Ce qu'il s'est passé n'a pas été décidé par des "réformes de la mondialisation". C'est la conséquence imprévue de myriades d'évènements survenus sans concertation dans de nombreux pays. Les réformes économiques chinoises, la fin du bloc de l'Est, mais aussi le progrès technologique, toutes ces forces qui n'ont pas été concertées. Chaque année, que ce soit à Davos ou dans les divers "G-quelque chose", les dirigeants du monde entier font de sententieuses déclarations sur la nécessité d'une mondialisation inclusive, de préserver la croissance, les fleurs et les petits oiseaux. En pratique, leur influence sur les évènements du monde est dérisoire. Il n'y a rien à attendre de "réformes de la mondialisation".

Par contre, les forces qui ont conduit à ces évolutions durant les dernières années sont en train de se tasser.
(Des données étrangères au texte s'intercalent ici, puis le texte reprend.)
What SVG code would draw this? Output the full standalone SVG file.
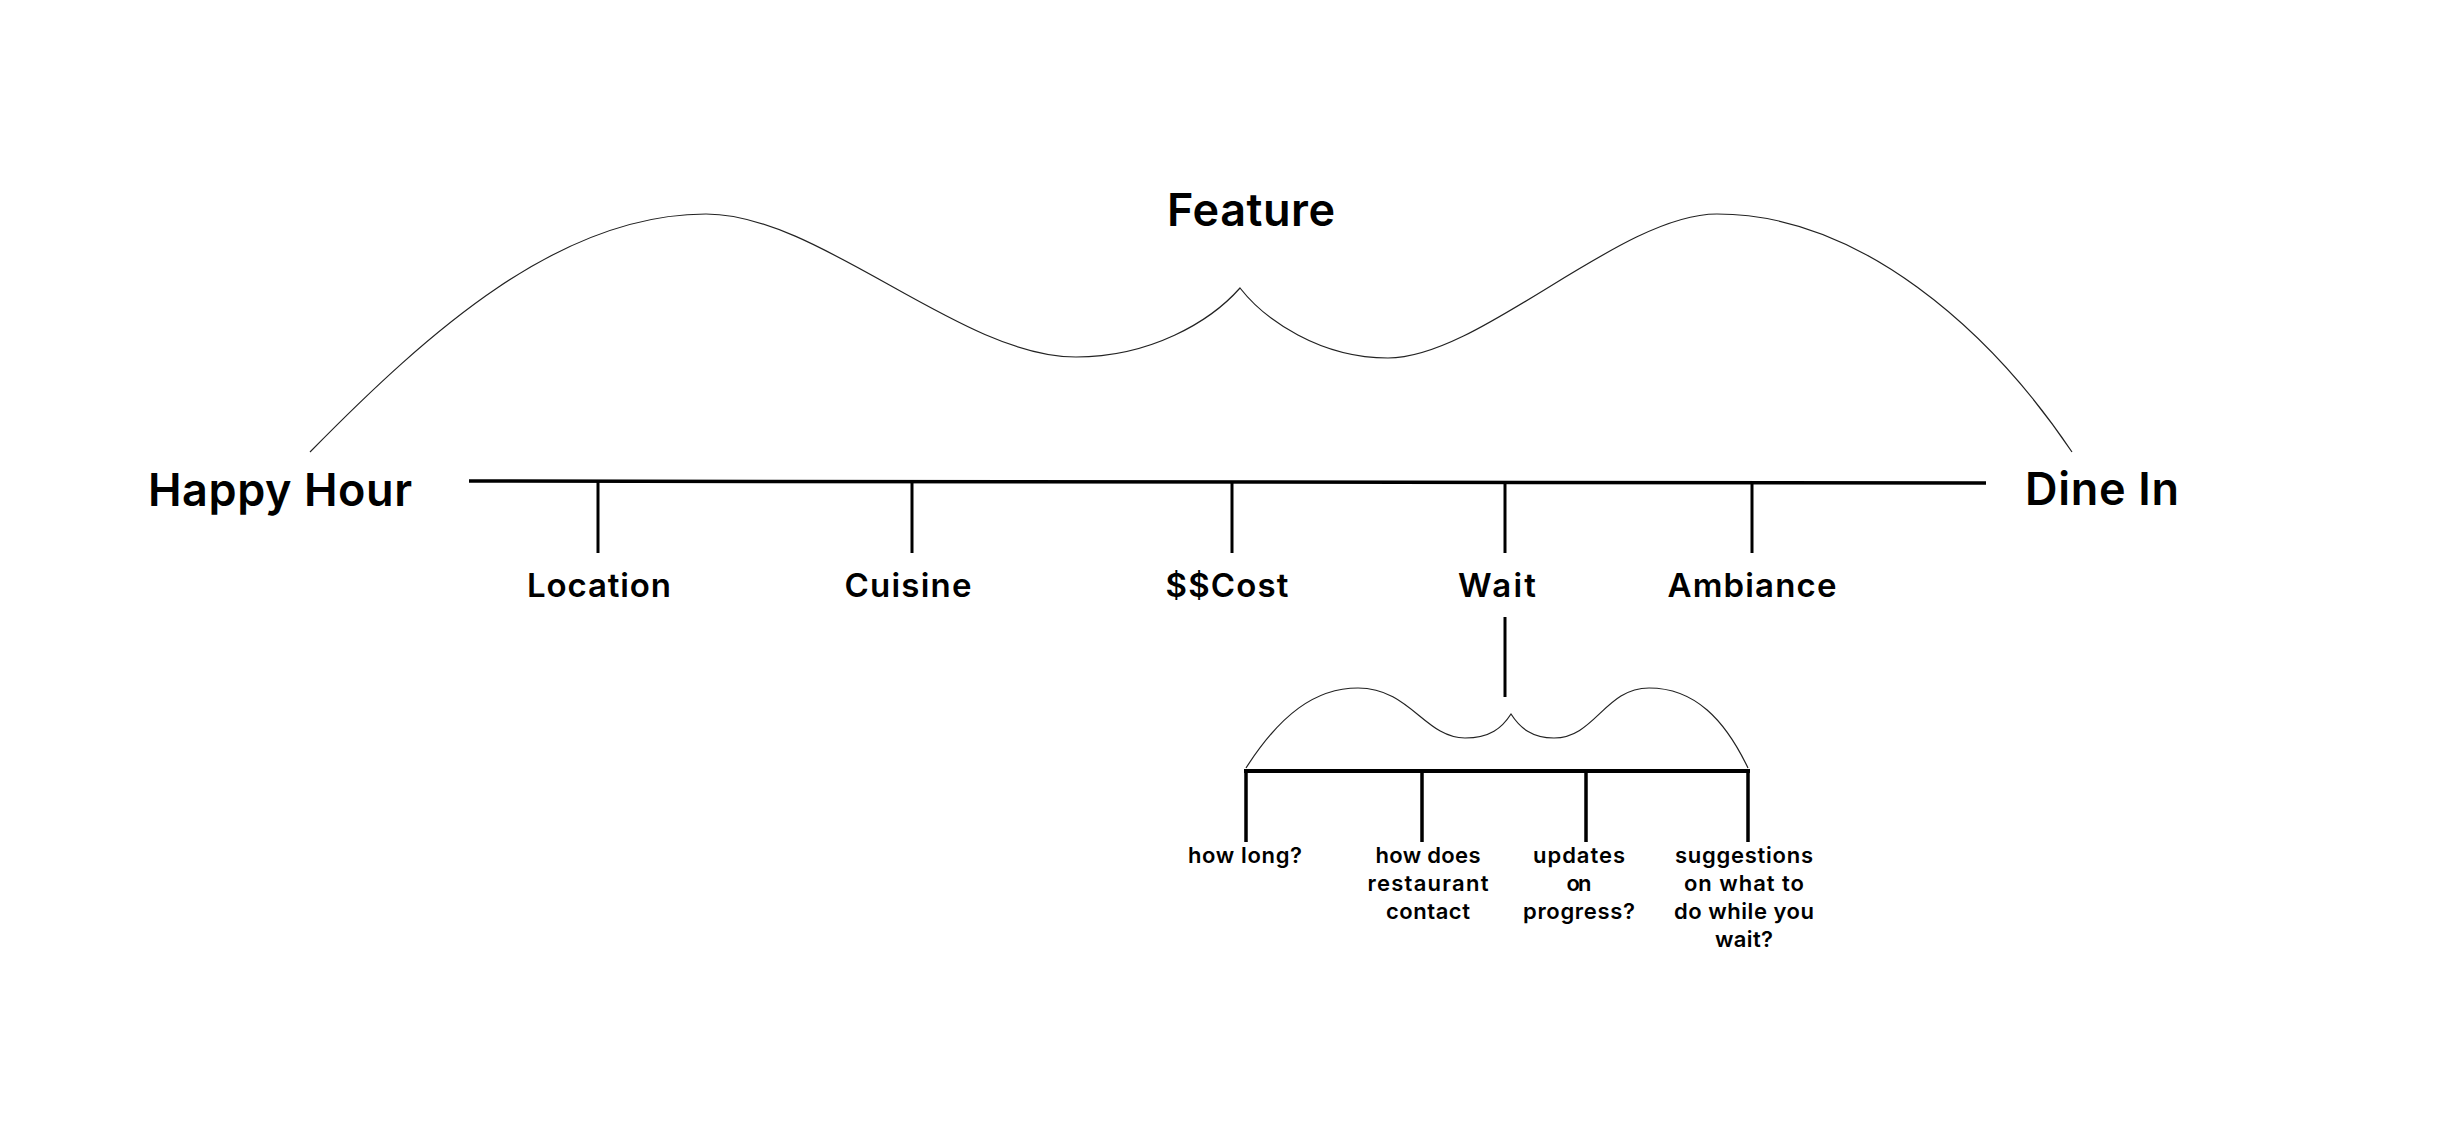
<svg xmlns="http://www.w3.org/2000/svg" width="2452" height="1137" viewBox="0 0 2452 1137">
<style>
.big{font-family:Inter,"Liberation Sans",sans-serif;font-weight:600;font-size:45px;fill:#000;text-anchor:middle}
.mid{font-family:Inter,"Liberation Sans",sans-serif;font-weight:600;font-size:33px;fill:#000;text-anchor:middle}
.small{font-family:Inter,"Liberation Sans",sans-serif;font-weight:600;font-size:22px;fill:#000;text-anchor:middle}
.thick{stroke:#000;stroke-width:3.5;fill:none}
.tick{stroke:#000;stroke-width:3;fill:none}
.brace{stroke:#222;stroke-width:1.2;fill:none}
</style>
<rect width="2452" height="1137" fill="#fff"/>
<g id="connectors">
<path class="brace" d="M310,452 C430,330 560,214 706,214 C820,214 960,357 1076,357 C1150,357 1210,322 1240,288 C1265,320 1320,358 1388,358 C1480,358 1620,214 1717,214 C1860,214 1990,330 2072,452"/>
<line class="thick" x1="469" y1="481" x2="1986" y2="483"/>
<line class="tick" x1="598" y1="482" x2="598" y2="553"/>
<line class="tick" x1="912" y1="482" x2="912" y2="553"/>
<line class="tick" x1="1232" y1="482" x2="1232" y2="553"/>
<line class="tick" x1="1505" y1="482" x2="1505" y2="553"/>
<line class="tick" x1="1752" y1="483" x2="1752" y2="553"/>
<line class="tick" x1="1505" y1="617" x2="1505" y2="697"/>
<path class="brace" d="M1246,768 C1280,715 1315,688 1358,688 C1410,688 1425,738 1465,738 C1490,738 1502,728 1511,714 C1520,728 1532,738 1554,738 C1595,738 1605,688 1649,688 C1695,688 1725,720 1748,768"/>
<line class="thick" x1="1244" y1="771" x2="1750" y2="771" style="stroke-width:4"/>
<line class="tick" x1="1246" y1="771" x2="1246" y2="842" style="stroke-width:3.5"/>
<line class="tick" x1="1422" y1="771" x2="1422" y2="842" style="stroke-width:3.5"/>
<line class="tick" x1="1586" y1="771" x2="1586" y2="842" style="stroke-width:3.5"/>
<line class="tick" x1="1748" y1="771" x2="1748" y2="842" style="stroke-width:3.5"/>
</g>
<g id="feature"><text class="big" x="1251" y="226" textLength="168" lengthAdjust="spacing">Feature</text></g>
<g id="happy-hour"><text class="big" x="280" y="506" textLength="264" lengthAdjust="spacing">Happy Hour</text></g>
<g id="dine-in"><text class="big" x="2102" y="505" textLength="154" lengthAdjust="spacing">Dine In</text></g>
<g id="location"><text class="mid" x="599" y="597" textLength="144" lengthAdjust="spacing">Location</text></g>
<g id="cuisine"><text class="mid" x="908" y="597" textLength="127" lengthAdjust="spacing">Cuisine</text></g>
<g id="cost"><text class="mid" x="1227" y="597" textLength="123" lengthAdjust="spacing">$$Cost</text></g>
<g id="wait"><text class="mid" x="1497" y="597" textLength="78" lengthAdjust="spacing">Wait</text></g>
<g id="ambiance"><text class="mid" x="1752" y="597" textLength="169" lengthAdjust="spacing">Ambiance</text></g>
<g id="how-long"><text class="small" x="1245" y="863" textLength="114" lengthAdjust="spacing">how long?</text></g>
<g id="how-does"><text class="small"><tspan x="1428" y="863" textLength="105" lengthAdjust="spacing">how does</tspan><tspan x="1428" y="891" textLength="121" lengthAdjust="spacing">restaurant</tspan><tspan x="1428" y="919" textLength="84" lengthAdjust="spacing">contact</tspan></text></g>
<g id="updates"><text class="small"><tspan x="1579" y="863" textLength="92" lengthAdjust="spacing">updates</tspan><tspan x="1579" y="891" textLength="25" lengthAdjust="spacing">on</tspan><tspan x="1579" y="919" textLength="112" lengthAdjust="spacing">progress?</tspan></text></g>
<g id="suggestions"><text class="small"><tspan x="1744" y="863" textLength="138" lengthAdjust="spacing">suggestions</tspan><tspan x="1744" y="891" textLength="120" lengthAdjust="spacing">on what to</tspan><tspan x="1744" y="919" textLength="140" lengthAdjust="spacing">do while you</tspan><tspan x="1744" y="947" textLength="58" lengthAdjust="spacing">wait?</tspan></text></g>
</svg>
La Chine arrive "au bout des Chinois", les salaires y augmentent et la pression qu'elle exerce sur l'emploi manufacturier pourrait diminuer. Par ailleurs, la robotisation réduit l'attrait des bas salaires et pourrait conduire à un rapatriement des productions près des marchés, c'est-à-dire en Europe et en Amérique du Nord. L'hostilité envers la fiscalité progressive pourrait elle aussi diminuer et la situation des 1% les plus riches, beaucoup plus visible qu'elle n'était, pourrait changer. Ce ne serait pas la première fois en matière économique qu'on se rend compte d'une tendance au moment précis où celle-ci cesse d'exister. Branko Milanovic décrit même les inégalités mondiales sous formes de "vagues de Kuznets", dans lesquelles elles augmentent puis diminuent.

En revanche, il est aussi possible d'assister à un fort mouvement antimondialisation, une fragmentation rapide et la multiplication d'obstacles aux échanges internationaux. Ce qui ne serait pas une bonne nouvelle, parce que cela n'enrichira personne et ne ferait que renforcer les tensions à l'intérieur des pays, et entre eux.